Si è dentro quegli anni, senza privilegiare alcuni aspetti più conosciuti piuttosto che altri. I comportamenti e ciò che accade fanno parte di quel tempo ma senza sottolineature, non mi interessava un affresco sociologico.
Perché ha scelto quel periodo?
Volevo andare a un tempo immediatamente dietro le nostre spalle, che sembra però lontano. Mi interessava guardare l’oggi da lì e non osservare il passato dall’oggi. Siamo riusciti a ricreare una certa verità di quel periodo per guardare a quello che siamo nel presente. Era un mondo più diretto, nel quale la vita cominciava prima e da soli ci si confrontava. Forse è un po’ la condizione, anche se in forme diverse, di quel che vivono oggi gli immigrati.
Insomma una vicenda moderna ambientata in tempi e luoghi remoti.
Un contrasto intrigante per lo spettatore, una distanza che permette di vedere con più chiarezza. Mi affascinava andare in un’epoca in cui non sono vissuta, ma abbastanza vicina da riverberarsi su quello che siamo oggi.

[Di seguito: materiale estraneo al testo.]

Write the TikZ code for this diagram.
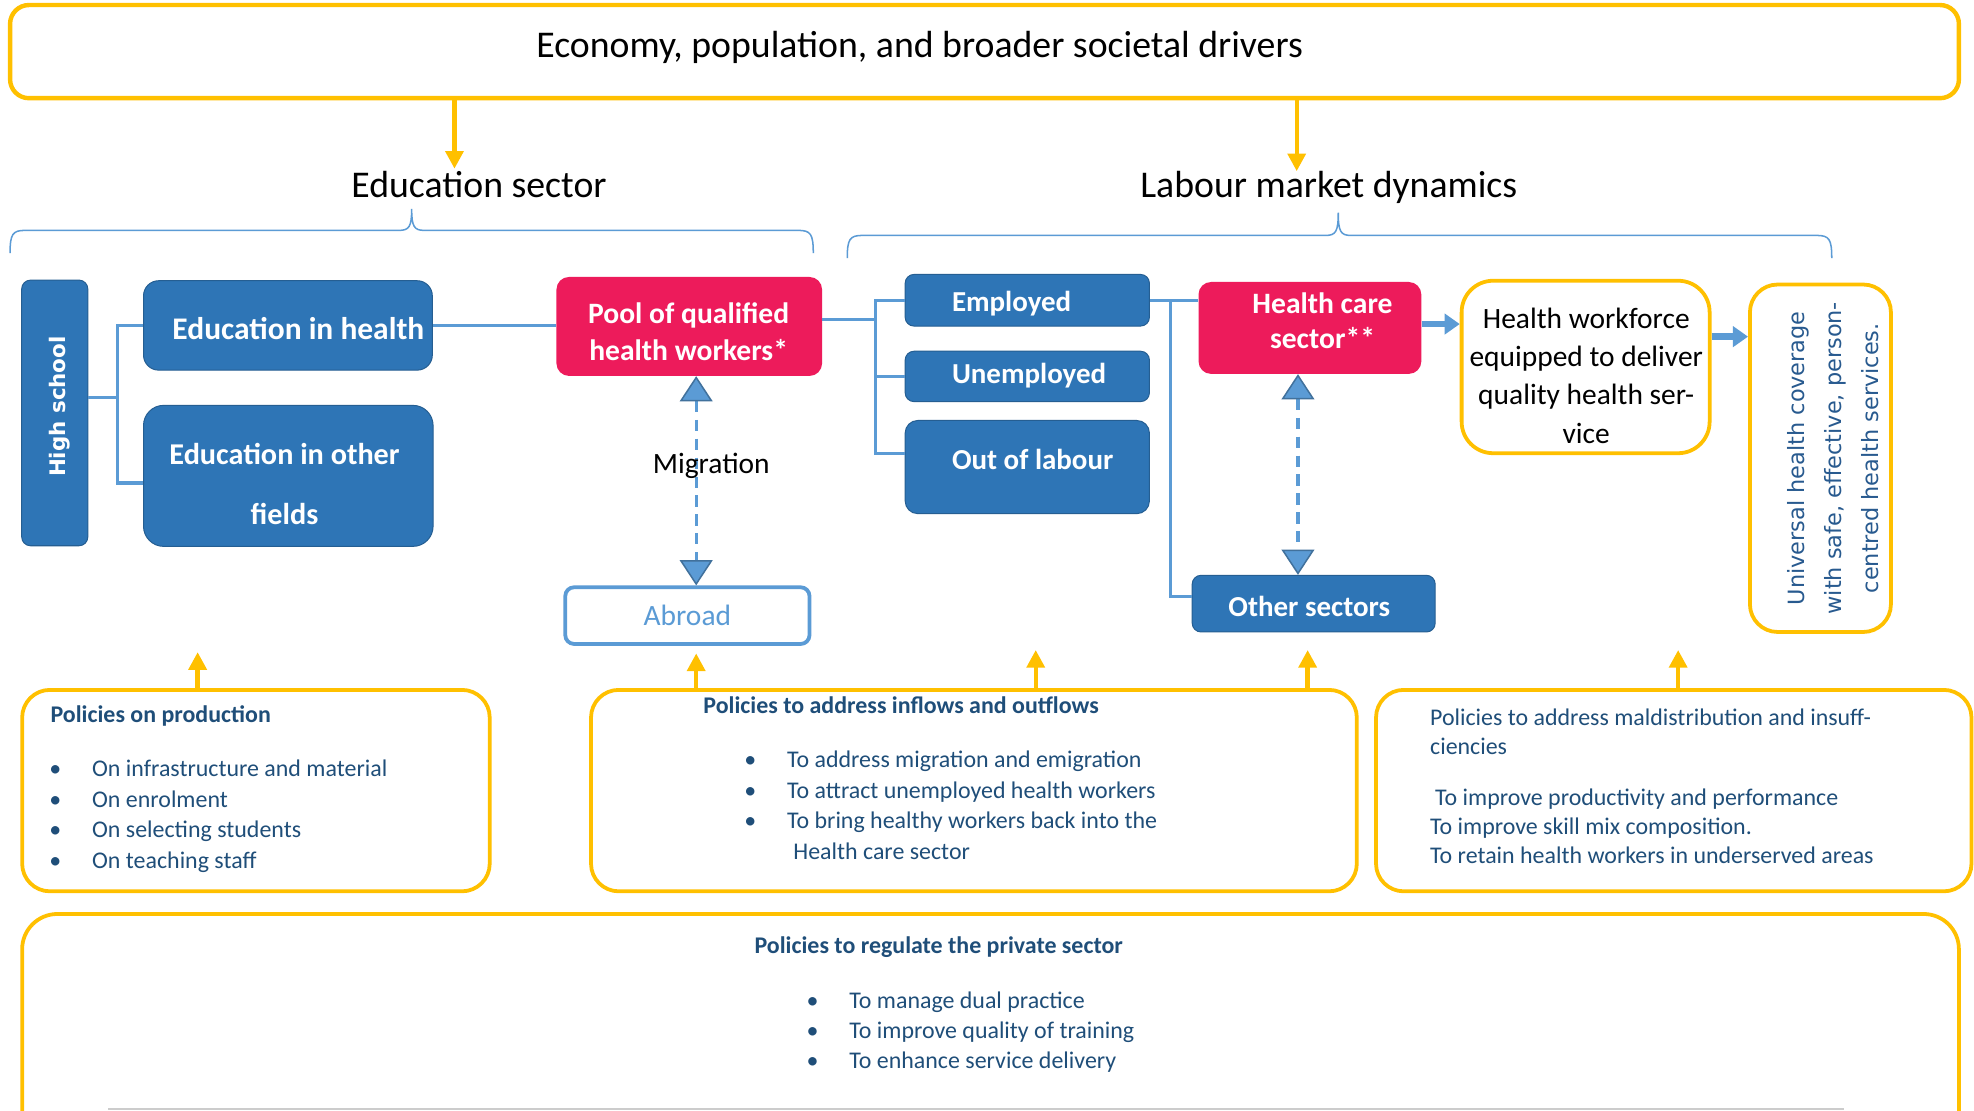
\documentclass[tikz,border=0pt]{standalone}
\usepackage{fontspec}
\setmainfont{Carlito}
\newfontfamily\verdfont{DejaVu Sans}
\usetikzlibrary{arrows.meta}
\definecolor{ylw}{HTML}{FFC000}
\definecolor{bluebox}{HTML}{2E75B6}
\definecolor{lblue}{HTML}{5B9BD5}
\definecolor{tipblue}{HTML}{41719C}
\definecolor{redbox}{HTML}{ED1B5B}
\definecolor{dblue}{HTML}{1F4E79}
\definecolor{uhcblue}{HTML}{285A8F}
\newcommand{\pbul}{\makebox[34pt][l]{\textbullet}}
\begin{document}
\begin{tikzpicture}[x=1pt,y=-1pt,
  ybox/.style={draw=ylw, line width=3pt, rounded corners=22pt, inner sep=0pt},
  bbox/.style={draw=bluebox!80!black, line width=0.8pt, fill=bluebox, inner sep=0pt},
  rbox/.style={fill=redbox, rounded corners=10pt, inner sep=0pt},
  wtxt/.style={text=white, font=\fontsize{23}{28}\selectfont\bfseries, inner sep=0pt},
  btxt/.style={text=black, font=\fontsize{23.4}{30.4}\selectfont, inner sep=0pt},
  ptxt/.style={text=dblue, font=\fontsize{19}{24.2}\selectfont, anchor=base west, inner sep=0pt},
  ptitle/.style={ptxt, font=\fontsize{19}{22}\selectfont\bfseries},
  conn/.style={draw=lblue, line width=2.5pt},
  brace/.style={draw=lblue, line width=1.2pt},
  yarrow/.style={draw=ylw, line width=3.5pt, -{Triangle[width=14pt,length=14pt]}},
  migr/.style={draw=lblue, line width=2.5pt, dash pattern=on 9pt off 6pt,
    {Triangle[width=26pt,length=20pt,fill=lblue,color=tipblue,line width=1.2pt]}-{Triangle[width=26pt,length=20pt,fill=lblue,color=tipblue,line width=1.2pt]}},
  barrow/.style={draw=lblue, line width=5pt, -{Triangle[width=16pt,length=12pt]}},
]
\useasboundingbox (0,0) rectangle (1568,882);
\clip (0,0) rectangle (1568,882);
\fill[white] (0,0) rectangle (1568,882);

% top
\node[ybox, rounded corners=15pt, line width=3.5pt, minimum width=1548pt, minimum height=74pt] (top) at (782,41) {};
\node[btxt, anchor=base, font=\fontsize{30}{34}\selectfont] (toptxt) at (730.5,45.6) {Economy, population, and broader societal drivers};
\node[btxt, anchor=base, font=\fontsize{30}{34}\selectfont] (edsec) at (380.5,157) {Education sector};
\node[btxt, anchor=base, font=\fontsize{30}{34}\selectfont] (labsec) at (1055.5,157) {Labour market dynamics};
\coordinate (a1) at (361,134);
\coordinate (a2) at (1030,136);
\draw[yarrow] (top.south -| a1) -- (a1);
\draw[yarrow] (top.south -| a2) -- (a2);

% braces
\draw[brace] (8,201) .. controls (8,186) and (10,183) .. (20,183) -- (317,183) .. controls (325,183) and (327,180) .. (327,166) .. controls (327,180) and (329,183) .. (337,183) -- (634,183) .. controls (644,183) and (646,186) .. (646,201);
\draw[brace] (673,205) .. controls (673,190) and (675,187) .. (685,187) -- (1053,187) .. controls (1061,187) and (1063,184) .. (1063,169) .. controls (1063,184) and (1065,187) .. (1073,187) -- (1443,187) .. controls (1453,187) and (1455,190) .. (1455,205);

% education side
\node[bbox, rounded corners=7pt, minimum width=52.5pt, minimum height=211pt] (hs) at (43.5,328) {};
\node[rotate=90, anchor=base, text=white, font=\verdfont\fontsize{17}{20}\selectfont\bfseries, inner sep=0pt] (hstxt) at (51.7,323) {High school};
\node[bbox, rounded corners=12pt, minimum width=229.4pt, minimum height=71pt] (eh) at (228.7,258.5) {};
\node[wtxt, anchor=base, font=\fontsize{25}{30}\selectfont\bfseries] (ehtxt) at (237,270) {Education in health};
\node[bbox, rounded corners=16pt, minimum width=230pt, minimum height=112pt] (eo) at (229,378) {};
\node[wtxt, anchor=base, align=center, font=\fontsize{24}{48.4}\selectfont\bfseries] (eotxt) at (226,417) {Education in other\\fields};
\node[rbox, minimum width=211pt, minimum height=78.6pt] (pool) at (547.5,259.3) {};
\node[wtxt, anchor=base, align=center, font=\fontsize{23.5}{29.2}\selectfont\bfseries] (pooltxt) at (547,286) {Pool of qualified\\health workers*};
\node[draw=lblue, line width=3pt, fill=white, rounded corners=7pt, minimum width=194pt, minimum height=45pt, text=lblue, font=\fontsize{23.4}{26}\selectfont, inner sep=0pt] (abroad) at (546,489) {Abroad};

\coordinate (hsb) at (93.5,315.5);
\coordinate (hsbt) at (93.5,383.7);
\draw[conn] (hs.east |- hsb) -- (hsb);
\draw[conn] (eh.west) -| (hsbt) -- (eo.west |- hsbt);
\draw[conn] (eh.east) -- (pool.west |- eh.east);

\coordinate (mx) at (553,0);
\draw[migr] (pool.south -| mx) -- (abroad.north -| mx);
\node[btxt, anchor=base] (migtxt) at (565,376) {Migration};

% labour side
\node[bbox, rounded corners=7pt, minimum width=194pt, minimum height=41pt] (emp) at (816,238.5) {};
\node[wtxt, anchor=base west] (emptxt) at (756,247.6) {Employed};
\node[bbox, rounded corners=7pt, minimum width=194pt, minimum height=40pt] (unemp) at (816,299) {};
\node[wtxt, anchor=base west] (unemptxt) at (756,304.5) {Unemployed};
\node[bbox, rounded corners=10pt, minimum width=194pt, minimum height=74pt] (ool) at (816,371) {};
\node[wtxt, anchor=base west] (ooltxt) at (756,373) {Out of labour};
\node[rbox, rounded corners=10pt, minimum width=177pt, minimum height=73pt] (hc) at (1040.5,260.5) {};
\node[wtxt, anchor=base, align=center, font=\fontsize{23.5}{27.8}\selectfont\bfseries] (hctxt) at (1050.5,276.7) {Health care\\sector**};
\node[bbox, rounded corners=7pt, minimum width=193pt, minimum height=45pt] (oth) at (1043.5,479.5) {};
\node[wtxt, anchor=base] (othtxt) at (1040,489.8) {Other sectors};
\node[ybox, rounded corners=25pt, minimum width=197pt, minimum height=137pt] (hw) at (1259.5,291.5) {};
\node[btxt, anchor=base, align=center] (hwtxt) at (1260,352) {Health workforce\\equipped to deliver\\quality health ser-\\vice};
\node[ybox, rounded corners=22pt, minimum width=112pt, minimum height=276pt] (uhc) at (1446,364) {};
\node[rotate=90, anchor=base, align=center, text=uhcblue, font=\verdfont\fontsize{17.8}{29.5}\selectfont, inner sep=0pt] (uhctxt) at (1492.5,364) {Universal health coverage\\with safe, effective, person-\\centred health services.};

\coordinate (pj) at (695.5,254);
\coordinate (pjb) at (695.5,360);
\draw[conn] (pool.east |- pj) -- (pj);
\draw[conn] (emp.west) -| (pjb) -- (ool.west |- pjb);
\draw[conn] (unemp.west) -- (unemp.west -| pj);
\draw[conn] (emp.east) -- (hc.west |- emp.east);
\coordinate (ej) at (930,474);
\draw[conn] (emp.east -| ej) -- (ej) -- (oth.west |- ej);
\coordinate (hx) at (1031,0);
\draw[migr] (hc.south -| hx) -- (oth.north -| hx);
\coordinate (hcy) at (0,257.4);
\coordinate (hwy) at (0,267.4);
\draw[barrow] (hc.east |- hcy) -- (hw.west |- hcy);
\draw[barrow] (hw.east |- hwy) -- (uhc.west |- hwy);

% policies
\node[ybox, minimum width=371.4pt, minimum height=160pt] (pprod) at (203.3,628) {};
\node[ybox, minimum width=608.3pt, minimum height=160pt] (pinf) at (773.6,628) {};
\node[ybox, minimum width=473pt, minimum height=160pt] (pmal) at (1329.5,628) {};
\node[ybox, rounded corners=28pt, minimum width=1538.4pt, minimum height=208pt] (ppriv) at (786.8,830) {};

\coordinate (u1) at (157,518);
\coordinate (u2) at (553,519);
\coordinate (u3) at (822.7,516.3);
\coordinate (u4) at (1038.7,516.3);
\coordinate (u5) at (1333,516.3);
\draw[yarrow] (pprod.north -| u1) -- (u1);
\draw[yarrow] (pinf.north -| u2) -- (u2);
\draw[yarrow] (pinf.north -| u3) -- (u3);
\draw[yarrow] (pinf.north -| u4) -- (u4);
\draw[yarrow] (pmal.north -| u5) -- (u5);

\node[ptitle] (pprodt) at (40,574) {Policies on production};
\node[ptxt, align=left] (pprodl) at (39,689.6) {\pbul On infrastructure and material\\\pbul On enrolment\\\pbul On selecting students\\\pbul On teaching staff};
\node[ptitle] (pinft) at (558.6,566.5) {Policies to address inflows and outflows};
\node[ptxt, align=left] (pinfl) at (591,682.4) {\pbul To address migration and emigration\\\pbul To attract unemployed health workers\\\pbul To bring healthy workers back into the\\\hspace*{39pt}Health care sector};
\node[ptxt, align=left, font=\fontsize{19}{23}\selectfont] (pmall) at (1135.8,685.6) {Policies to address maldistribution and insuff-\\ciencies\\[17pt]\hspace*{4pt}To improve productivity and performance\\To improve skill mix composition.\\To retain health workers in underserved areas};
\node[ptitle] (pprivt) at (599.2,757) {Policies to regulate the private sector};
\node[ptxt, align=left, font=\fontsize{19}{23.8}\selectfont] (pprivl) at (640.5,848.5) {\pbul To manage dual practice\\\pbul To improve quality of training\\\pbul To enhance service delivery};
\draw[black!20, line width=1.2pt] (86,881) -- (1465,881);
\end{tikzpicture}
\end{document}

Accanto a Isabella Ragonese ci sono attori non professionisti.
Una scelta di volti e attori mai visti prima, come Alberto Dol e Francesco Chiarello, molto ponderata ma necessaria per creare un mondo inedito e per rendere verosimile l’unicità di quell’avventura, di quella scoperta da parte della protagonista di un mondo inaspettato, particolare soprattutto nei suoi elementi umani. Del resto un’altra scelta audace è stata quella di avvalermi di un direttore della fotografia, Giovanni Troilo, al suo primo lungometraggio
Il film è ispirato alla vicenda dei suoi genitori?
Il nucleo originario perché la storia ha poi preso la propria strada, i personaggi quando prendono vita si conquistano anche un’autonomia. Non c’è più infatti la dedica nei titoli di testa. Mi è servita la realtà perché essa a volte s’inventa coincidenze, circostanze che neanche la fantasia più fervida riesce a inventarsi.
Quanto c’è di autobiografico nel suo film?
Molto nell’indole della protagonista, così come ho utilizzato parte del carattere di donne e giovani che conosco. Del resto i film sono spesso autobiografici: l’autore si tradisce sempre, almeno per quello che gli piace e non gli piace del mondo, degli essere umani e dei rapporti.